● REQUIRED TASK
Repeat exactly the lines of the listing below, please, starting with the first and ending with the line containing "for (let d = 0; d < 7; d++) lightEdges.push(d"; leave out the rest.

● DATA LINES

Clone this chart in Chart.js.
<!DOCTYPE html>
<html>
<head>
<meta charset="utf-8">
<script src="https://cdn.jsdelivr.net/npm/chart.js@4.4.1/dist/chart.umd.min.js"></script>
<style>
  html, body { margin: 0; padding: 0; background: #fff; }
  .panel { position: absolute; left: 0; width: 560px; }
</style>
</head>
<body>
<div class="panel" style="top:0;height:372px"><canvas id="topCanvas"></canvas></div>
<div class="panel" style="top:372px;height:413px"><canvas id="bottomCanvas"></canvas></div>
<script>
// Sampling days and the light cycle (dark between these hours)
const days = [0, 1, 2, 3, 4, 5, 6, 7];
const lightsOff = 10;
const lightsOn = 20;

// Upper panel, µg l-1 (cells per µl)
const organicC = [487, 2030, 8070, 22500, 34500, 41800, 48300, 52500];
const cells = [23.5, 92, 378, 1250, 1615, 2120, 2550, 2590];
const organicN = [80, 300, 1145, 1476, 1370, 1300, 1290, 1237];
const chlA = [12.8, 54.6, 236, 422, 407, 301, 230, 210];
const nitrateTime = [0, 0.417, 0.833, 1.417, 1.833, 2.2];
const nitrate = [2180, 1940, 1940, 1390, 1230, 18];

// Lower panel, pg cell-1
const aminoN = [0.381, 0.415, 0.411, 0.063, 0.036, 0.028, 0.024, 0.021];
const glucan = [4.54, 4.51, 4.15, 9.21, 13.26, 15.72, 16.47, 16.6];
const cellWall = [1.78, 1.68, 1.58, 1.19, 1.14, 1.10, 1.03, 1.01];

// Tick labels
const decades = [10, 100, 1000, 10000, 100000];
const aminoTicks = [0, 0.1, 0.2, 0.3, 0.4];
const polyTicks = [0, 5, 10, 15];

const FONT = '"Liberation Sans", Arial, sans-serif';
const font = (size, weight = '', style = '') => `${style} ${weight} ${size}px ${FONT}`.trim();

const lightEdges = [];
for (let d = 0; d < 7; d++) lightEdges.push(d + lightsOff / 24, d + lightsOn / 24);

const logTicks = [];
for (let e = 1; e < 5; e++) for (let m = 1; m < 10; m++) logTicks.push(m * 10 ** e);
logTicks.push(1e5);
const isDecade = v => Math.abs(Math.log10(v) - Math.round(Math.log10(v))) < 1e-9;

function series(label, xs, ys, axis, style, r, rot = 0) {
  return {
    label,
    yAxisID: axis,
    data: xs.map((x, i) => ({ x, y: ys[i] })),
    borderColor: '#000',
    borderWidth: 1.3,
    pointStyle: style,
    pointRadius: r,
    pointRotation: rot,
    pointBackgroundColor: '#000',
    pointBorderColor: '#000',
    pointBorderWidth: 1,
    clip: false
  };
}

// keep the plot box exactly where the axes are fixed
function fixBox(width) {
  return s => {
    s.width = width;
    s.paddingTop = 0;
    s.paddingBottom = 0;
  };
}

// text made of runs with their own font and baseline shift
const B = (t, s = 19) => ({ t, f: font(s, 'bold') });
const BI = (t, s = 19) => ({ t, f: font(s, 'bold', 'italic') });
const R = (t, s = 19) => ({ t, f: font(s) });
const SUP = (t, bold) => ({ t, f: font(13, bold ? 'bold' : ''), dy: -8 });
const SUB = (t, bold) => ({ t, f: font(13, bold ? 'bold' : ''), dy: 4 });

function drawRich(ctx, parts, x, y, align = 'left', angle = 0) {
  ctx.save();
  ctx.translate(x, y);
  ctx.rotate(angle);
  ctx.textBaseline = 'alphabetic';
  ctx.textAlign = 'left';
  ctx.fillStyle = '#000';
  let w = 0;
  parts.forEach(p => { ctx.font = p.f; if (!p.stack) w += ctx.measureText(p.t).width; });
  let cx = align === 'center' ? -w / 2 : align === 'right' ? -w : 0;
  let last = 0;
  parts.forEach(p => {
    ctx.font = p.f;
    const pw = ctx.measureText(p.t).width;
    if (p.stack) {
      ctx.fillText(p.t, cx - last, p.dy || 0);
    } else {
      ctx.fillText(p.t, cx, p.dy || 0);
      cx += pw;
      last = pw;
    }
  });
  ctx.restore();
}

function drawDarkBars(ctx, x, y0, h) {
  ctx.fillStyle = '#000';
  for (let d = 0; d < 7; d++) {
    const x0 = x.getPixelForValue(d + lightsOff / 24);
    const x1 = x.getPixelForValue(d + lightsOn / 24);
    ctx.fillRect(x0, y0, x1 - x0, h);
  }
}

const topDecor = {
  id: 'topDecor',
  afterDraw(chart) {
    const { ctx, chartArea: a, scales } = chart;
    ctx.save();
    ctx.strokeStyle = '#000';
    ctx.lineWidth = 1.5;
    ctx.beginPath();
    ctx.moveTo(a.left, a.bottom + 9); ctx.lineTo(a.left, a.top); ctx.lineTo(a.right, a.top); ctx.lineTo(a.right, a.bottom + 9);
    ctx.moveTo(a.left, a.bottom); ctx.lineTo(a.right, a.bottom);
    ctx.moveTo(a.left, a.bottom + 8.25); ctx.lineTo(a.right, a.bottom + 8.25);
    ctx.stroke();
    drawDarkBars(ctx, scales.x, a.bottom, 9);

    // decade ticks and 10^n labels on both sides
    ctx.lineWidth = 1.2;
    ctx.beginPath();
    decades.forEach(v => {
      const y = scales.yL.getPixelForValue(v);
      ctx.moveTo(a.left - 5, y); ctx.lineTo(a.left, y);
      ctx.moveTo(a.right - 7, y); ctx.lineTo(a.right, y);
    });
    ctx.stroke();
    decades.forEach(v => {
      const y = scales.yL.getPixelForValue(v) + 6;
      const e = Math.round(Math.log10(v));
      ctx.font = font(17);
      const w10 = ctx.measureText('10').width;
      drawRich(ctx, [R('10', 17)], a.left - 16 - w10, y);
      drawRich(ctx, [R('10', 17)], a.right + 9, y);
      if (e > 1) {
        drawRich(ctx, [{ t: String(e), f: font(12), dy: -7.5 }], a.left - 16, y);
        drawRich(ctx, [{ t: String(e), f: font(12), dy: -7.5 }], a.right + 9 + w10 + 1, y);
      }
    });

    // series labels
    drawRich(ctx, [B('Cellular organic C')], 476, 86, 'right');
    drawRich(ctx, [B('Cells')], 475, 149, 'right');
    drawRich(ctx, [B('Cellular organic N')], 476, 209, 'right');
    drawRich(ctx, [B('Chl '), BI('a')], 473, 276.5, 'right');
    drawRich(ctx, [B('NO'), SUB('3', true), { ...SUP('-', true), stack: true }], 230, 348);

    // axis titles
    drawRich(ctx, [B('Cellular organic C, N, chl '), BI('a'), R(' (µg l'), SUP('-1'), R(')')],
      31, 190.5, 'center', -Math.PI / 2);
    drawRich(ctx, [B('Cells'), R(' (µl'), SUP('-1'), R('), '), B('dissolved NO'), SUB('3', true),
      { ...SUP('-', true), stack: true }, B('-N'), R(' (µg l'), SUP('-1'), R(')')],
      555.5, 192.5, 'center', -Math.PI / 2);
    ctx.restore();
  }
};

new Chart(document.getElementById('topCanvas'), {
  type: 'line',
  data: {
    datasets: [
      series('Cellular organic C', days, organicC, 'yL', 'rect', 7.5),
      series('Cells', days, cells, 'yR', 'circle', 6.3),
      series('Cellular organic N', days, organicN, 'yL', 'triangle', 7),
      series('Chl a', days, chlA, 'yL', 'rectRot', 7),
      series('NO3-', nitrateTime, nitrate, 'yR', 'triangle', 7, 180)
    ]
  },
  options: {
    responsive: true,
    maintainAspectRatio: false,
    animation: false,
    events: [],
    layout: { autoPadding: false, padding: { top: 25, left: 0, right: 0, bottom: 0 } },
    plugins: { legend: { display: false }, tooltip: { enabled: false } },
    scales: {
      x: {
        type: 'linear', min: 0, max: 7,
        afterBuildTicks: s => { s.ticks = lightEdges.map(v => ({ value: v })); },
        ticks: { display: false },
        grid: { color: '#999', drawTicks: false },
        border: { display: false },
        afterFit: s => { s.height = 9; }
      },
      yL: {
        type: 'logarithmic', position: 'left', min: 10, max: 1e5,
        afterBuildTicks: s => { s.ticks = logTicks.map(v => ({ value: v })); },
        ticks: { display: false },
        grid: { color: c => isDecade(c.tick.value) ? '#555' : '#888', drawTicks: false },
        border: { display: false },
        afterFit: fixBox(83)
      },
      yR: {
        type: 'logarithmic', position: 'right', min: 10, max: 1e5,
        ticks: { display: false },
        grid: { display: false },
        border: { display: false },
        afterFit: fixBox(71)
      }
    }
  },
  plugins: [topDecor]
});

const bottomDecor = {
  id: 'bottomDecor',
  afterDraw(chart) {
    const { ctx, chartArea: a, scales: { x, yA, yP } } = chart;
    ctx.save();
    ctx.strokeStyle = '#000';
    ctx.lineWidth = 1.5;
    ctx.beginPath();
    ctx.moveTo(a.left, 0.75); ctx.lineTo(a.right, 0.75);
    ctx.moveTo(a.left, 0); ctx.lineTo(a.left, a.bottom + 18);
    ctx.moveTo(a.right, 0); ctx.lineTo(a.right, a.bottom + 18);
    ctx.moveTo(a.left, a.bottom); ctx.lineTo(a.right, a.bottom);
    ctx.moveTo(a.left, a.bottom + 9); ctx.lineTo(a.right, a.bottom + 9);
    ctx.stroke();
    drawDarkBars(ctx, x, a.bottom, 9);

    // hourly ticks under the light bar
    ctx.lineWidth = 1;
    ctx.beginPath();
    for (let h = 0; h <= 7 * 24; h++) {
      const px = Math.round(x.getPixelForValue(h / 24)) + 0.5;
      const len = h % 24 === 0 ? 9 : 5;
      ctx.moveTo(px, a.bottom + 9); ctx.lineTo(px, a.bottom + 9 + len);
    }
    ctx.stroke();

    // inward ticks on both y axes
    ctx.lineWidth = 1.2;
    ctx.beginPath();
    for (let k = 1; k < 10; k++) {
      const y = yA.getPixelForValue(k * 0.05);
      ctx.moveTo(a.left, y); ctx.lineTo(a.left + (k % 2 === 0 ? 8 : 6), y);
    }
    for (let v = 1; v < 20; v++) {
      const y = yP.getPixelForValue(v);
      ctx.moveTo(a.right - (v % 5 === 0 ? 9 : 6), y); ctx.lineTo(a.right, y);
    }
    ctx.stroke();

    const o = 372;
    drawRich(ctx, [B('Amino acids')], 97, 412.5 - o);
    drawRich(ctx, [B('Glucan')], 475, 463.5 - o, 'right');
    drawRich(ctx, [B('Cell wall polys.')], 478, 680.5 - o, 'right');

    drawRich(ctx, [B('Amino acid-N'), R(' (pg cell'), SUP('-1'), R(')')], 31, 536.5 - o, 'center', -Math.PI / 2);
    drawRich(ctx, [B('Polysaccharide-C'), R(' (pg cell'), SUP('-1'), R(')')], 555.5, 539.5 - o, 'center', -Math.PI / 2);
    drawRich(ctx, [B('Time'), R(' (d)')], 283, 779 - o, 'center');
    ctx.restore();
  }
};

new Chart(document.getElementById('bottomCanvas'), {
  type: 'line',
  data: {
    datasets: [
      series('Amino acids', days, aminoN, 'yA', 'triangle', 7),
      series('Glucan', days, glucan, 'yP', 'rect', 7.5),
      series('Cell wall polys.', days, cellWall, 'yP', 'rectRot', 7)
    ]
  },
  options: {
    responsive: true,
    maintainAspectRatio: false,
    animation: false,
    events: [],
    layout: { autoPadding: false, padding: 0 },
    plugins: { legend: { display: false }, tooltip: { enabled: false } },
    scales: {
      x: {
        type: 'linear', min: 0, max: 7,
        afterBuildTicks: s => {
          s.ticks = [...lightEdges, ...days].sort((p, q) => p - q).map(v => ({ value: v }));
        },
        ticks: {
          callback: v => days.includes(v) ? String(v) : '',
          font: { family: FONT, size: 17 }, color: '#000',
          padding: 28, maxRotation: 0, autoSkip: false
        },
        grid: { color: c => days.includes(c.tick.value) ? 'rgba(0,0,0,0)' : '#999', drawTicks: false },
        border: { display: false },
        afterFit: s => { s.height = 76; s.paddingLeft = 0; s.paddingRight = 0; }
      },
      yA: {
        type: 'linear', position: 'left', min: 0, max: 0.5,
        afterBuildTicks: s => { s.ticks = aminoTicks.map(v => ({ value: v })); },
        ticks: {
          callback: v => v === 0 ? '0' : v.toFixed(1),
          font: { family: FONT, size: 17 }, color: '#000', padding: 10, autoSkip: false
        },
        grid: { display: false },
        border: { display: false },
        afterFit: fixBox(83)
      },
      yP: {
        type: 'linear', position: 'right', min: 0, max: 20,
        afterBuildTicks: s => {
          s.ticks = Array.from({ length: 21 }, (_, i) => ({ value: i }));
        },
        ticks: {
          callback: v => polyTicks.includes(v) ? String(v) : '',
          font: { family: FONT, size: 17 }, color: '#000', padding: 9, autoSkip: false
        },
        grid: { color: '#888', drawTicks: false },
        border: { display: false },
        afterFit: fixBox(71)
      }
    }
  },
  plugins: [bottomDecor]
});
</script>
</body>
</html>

● EXERCISE RESULT
Clone this chart in Chart.js.
<!DOCTYPE html>
<html>
<head>
<meta charset="utf-8">
<script src="https://cdn.jsdelivr.net/npm/chart.js@4.4.1/dist/chart.umd.min.js"></script>
<style>
  html, body { margin: 0; padding: 0; background: #fff; }
  .panel { position: absolute; left: 0; width: 560px; }
</style>
</head>
<body>
<div class="panel" style="top:0;height:372px"><canvas id="topCanvas"></canvas></div>
<div class="panel" style="top:372px;height:413px"><canvas id="bottomCanvas"></canvas></div>
<script>
// Sampling days and the light cycle (dark between these hours)
const days = [0, 1, 2, 3, 4, 5, 6, 7];
const lightsOff = 10;
const lightsOn = 20;

// Upper panel, µg l-1 (cells per µl)
const organicC = [487, 2030, 8070, 22500, 34500, 41800, 48300, 52500];
const cells = [23.5, 92, 378, 1250, 1615, 2120, 2550, 2590];
const organicN = [80, 300, 1145, 1476, 1370, 1300, 1290, 1237];
const chlA = [12.8, 54.6, 236, 422, 407, 301, 230, 210];
const nitrateTime = [0, 0.417, 0.833, 1.417, 1.833, 2.2];
const nitrate = [2180, 1940, 1940, 1390, 1230, 18];

// Lower panel, pg cell-1
const aminoN = [0.381, 0.415, 0.411, 0.063, 0.036, 0.028, 0.024, 0.021];
const glucan = [4.54, 4.51, 4.15, 9.21, 13.26, 15.72, 16.47, 16.6];
const cellWall = [1.78, 1.68, 1.58, 1.19, 1.14, 1.10, 1.03, 1.01];

// Tick labels
const decades = [10, 100, 1000, 10000, 100000];
const aminoTicks = [0, 0.1, 0.2, 0.3, 0.4];
const polyTicks = [0, 5, 10, 15];

const FONT = '"Liberation Sans", Arial, sans-serif';
const font = (size, weight = '', style = '') => `${style} ${weight} ${size}px ${FONT}`.trim();

const lightEdges = [];
for (let d = 0; d < 7; d++) lightEdges.push(d + lightsOff / 24, d + lightsOn / 24);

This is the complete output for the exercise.